Yesterday I was lucky enough to score a table at Satis for friends and family night. Start to finish this bistro, cafe and gelateria accomplishes what so many other Jersey City establishments hope to attain -- food, decor and customer service that not only play well together, but that are actually harmonious.
For those of you who are as equally obsessed with new restaurants in Jersey City, here's my overview:
(Fun fact: The chef of Satis used to work at Ox ... I know, I know some of you must be shedding a joyful tear right now. I did too. That's partially why I'm so excited by the introduction of this new restaurant. Although Jersey City has several amazing eateries, I personally think a huge void was left when Ox closed. That's not the case anymore, though.)
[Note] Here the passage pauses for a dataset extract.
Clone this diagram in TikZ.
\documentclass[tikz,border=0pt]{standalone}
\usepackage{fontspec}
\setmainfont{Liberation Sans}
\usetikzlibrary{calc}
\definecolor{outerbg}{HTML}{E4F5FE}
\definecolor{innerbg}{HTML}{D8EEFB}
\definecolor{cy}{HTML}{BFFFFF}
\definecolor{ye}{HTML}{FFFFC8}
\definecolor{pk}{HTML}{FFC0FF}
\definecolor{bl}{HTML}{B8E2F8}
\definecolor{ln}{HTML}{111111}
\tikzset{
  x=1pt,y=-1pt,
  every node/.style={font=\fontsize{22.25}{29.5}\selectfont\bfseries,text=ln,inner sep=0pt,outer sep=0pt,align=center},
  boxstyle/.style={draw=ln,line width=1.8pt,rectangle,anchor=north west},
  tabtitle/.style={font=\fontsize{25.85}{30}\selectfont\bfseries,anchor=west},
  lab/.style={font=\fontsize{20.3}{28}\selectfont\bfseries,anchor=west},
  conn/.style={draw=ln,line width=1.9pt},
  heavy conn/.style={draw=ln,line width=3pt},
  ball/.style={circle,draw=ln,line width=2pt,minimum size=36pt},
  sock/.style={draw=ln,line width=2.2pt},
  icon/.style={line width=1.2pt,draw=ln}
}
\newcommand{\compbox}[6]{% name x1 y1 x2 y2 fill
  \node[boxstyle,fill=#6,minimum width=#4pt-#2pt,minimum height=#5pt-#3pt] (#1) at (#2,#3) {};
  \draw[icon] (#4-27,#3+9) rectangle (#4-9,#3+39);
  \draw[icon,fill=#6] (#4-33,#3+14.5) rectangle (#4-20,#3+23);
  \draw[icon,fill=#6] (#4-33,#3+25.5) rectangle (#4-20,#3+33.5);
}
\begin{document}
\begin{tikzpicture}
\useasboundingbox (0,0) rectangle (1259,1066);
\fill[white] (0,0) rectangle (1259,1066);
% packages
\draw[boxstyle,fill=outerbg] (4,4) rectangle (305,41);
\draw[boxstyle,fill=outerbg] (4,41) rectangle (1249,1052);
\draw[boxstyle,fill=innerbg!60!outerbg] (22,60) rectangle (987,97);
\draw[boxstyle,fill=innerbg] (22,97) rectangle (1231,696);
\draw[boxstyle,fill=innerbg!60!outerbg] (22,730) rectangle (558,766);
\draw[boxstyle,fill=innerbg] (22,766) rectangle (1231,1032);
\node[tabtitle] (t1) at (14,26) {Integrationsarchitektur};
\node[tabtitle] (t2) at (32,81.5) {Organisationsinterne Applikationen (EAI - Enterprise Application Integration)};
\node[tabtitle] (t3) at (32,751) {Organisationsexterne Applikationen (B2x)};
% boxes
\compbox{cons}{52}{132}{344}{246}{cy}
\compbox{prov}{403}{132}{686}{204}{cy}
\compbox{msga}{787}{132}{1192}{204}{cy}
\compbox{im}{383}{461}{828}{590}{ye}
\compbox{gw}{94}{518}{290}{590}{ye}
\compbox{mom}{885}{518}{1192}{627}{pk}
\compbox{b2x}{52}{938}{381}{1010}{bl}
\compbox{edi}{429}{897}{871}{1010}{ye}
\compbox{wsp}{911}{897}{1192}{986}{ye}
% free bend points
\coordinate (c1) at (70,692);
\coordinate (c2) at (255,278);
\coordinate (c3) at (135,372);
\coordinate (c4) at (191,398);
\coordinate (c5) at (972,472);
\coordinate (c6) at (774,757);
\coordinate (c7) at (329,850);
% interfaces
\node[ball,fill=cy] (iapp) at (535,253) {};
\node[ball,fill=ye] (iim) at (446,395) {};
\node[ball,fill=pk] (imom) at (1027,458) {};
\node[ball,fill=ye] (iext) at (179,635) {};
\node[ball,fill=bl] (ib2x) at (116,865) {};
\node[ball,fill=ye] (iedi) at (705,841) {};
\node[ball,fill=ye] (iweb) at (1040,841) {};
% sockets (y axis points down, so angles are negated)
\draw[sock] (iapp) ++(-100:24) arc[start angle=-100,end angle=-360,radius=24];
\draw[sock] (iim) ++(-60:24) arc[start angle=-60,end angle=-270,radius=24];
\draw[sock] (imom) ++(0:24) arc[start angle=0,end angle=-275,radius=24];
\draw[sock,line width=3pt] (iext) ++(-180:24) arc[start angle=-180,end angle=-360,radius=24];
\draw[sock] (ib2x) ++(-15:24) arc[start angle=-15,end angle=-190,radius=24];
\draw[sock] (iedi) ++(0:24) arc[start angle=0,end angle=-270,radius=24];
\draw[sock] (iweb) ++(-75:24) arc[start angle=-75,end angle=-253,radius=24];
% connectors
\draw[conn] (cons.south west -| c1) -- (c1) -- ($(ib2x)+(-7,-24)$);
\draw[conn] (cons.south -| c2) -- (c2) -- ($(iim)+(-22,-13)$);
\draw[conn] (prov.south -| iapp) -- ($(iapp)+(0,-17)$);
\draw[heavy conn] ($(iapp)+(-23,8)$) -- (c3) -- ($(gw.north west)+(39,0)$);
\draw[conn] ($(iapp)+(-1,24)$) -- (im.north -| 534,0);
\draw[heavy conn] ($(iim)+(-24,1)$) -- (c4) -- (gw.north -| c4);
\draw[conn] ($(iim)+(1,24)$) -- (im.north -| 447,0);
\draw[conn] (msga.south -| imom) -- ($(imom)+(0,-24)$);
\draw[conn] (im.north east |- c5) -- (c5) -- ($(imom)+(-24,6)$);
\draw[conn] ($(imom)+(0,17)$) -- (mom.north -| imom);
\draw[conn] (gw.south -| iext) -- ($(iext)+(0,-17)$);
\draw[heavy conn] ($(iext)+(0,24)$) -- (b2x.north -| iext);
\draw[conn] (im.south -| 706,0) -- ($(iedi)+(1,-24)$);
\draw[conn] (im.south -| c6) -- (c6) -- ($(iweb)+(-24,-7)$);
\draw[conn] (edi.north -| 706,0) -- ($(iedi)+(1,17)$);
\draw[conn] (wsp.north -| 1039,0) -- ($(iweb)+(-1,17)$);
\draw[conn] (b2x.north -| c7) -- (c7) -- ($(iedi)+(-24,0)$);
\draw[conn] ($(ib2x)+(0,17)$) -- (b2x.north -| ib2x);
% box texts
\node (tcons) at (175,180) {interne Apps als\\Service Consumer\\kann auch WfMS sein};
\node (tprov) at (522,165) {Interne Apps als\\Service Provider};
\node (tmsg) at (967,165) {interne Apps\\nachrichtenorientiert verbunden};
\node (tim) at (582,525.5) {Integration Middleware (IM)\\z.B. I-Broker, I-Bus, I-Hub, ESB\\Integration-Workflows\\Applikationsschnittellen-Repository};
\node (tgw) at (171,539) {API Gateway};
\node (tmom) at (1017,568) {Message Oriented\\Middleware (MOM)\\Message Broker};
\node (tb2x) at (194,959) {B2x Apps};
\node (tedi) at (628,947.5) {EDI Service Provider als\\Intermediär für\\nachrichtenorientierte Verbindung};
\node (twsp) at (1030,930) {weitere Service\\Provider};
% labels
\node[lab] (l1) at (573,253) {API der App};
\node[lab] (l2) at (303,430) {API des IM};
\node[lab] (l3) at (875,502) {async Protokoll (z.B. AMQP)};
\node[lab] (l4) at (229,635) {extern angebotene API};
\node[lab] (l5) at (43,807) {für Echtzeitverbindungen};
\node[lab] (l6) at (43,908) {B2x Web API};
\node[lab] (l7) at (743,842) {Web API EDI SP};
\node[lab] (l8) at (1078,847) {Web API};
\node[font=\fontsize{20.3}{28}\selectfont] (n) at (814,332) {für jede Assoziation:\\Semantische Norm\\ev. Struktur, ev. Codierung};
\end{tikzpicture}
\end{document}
Okay, I'm obviously biased here because they did a great job of decorating Satis in a vintage, yet modern vibe. Large pillows on benches, Edison light bulbs dangling from the ceiling, velvet drapes and white railroad tiles adorn the main room. An amazing peacock wallpaper hangs in the balcony section and the sweet shop has the palest of yellow walls.
|(Back of the restaurant: Cheese and meat station.)|
|(A partial view of the upstairs balcony)|
|(The sweet shop next door ... and its array of gelato)|
|(Front of the sweet shop)|
Good food isn't just about the ingredients. It's about the love too. For example, what makes your dad's pork chops so tasty? And grandma's pumpkin pie so much better than a diner's? That little extra something-something that isn't necessarily in the seasoning or the sauce. And you can tell the chef at Satis has a passion for his craft. Each dish tastes like a home-cooked meal, except elevated and with a complexity an amateur wouldn't be able to coax out of everyday ingredients.
I was at the table with three other women and each of the following plates were (somewhat embarrassingly) licked clean:
|(Meat and cheese board: A prosciutto that melted in your mouth was the standout here)|
|(Winter squash tarte tatin)|
|(Bacon wrapped, cabrales stuffed dates)|
|(A pate so delicious I was digging out the tiny bits that got left behind in the mustard)|
|(Chorizo, kale and potato steamed manilla clams)|
|(Olive oil poached tuna with roasted tomato and caramelized fennel)|
|(I'm adding this to my Christmas list. Braised short ribs with chorizo and goat cheese mashed potatoes. I think I commented that I wanted to wear this dish. It was ridiculously good.)|
|(Another standout. Homemade ricotta gnocchi with escarole, white beans and roasted garlic.)|
|(Everyone else stopped eating ... but I'm not a quitter.)|
|(Lemon strawberry zabaglione)|
|(The chef's brilliant take on a deconstructed apple pie)|
|(What's even more impressive than this tasty espresso is that my finger nails are actually polished.)|
I've said it once and I'll say it again: I'm a little slutty when it comes to eating around town. But Satis may make an honest woman out of me.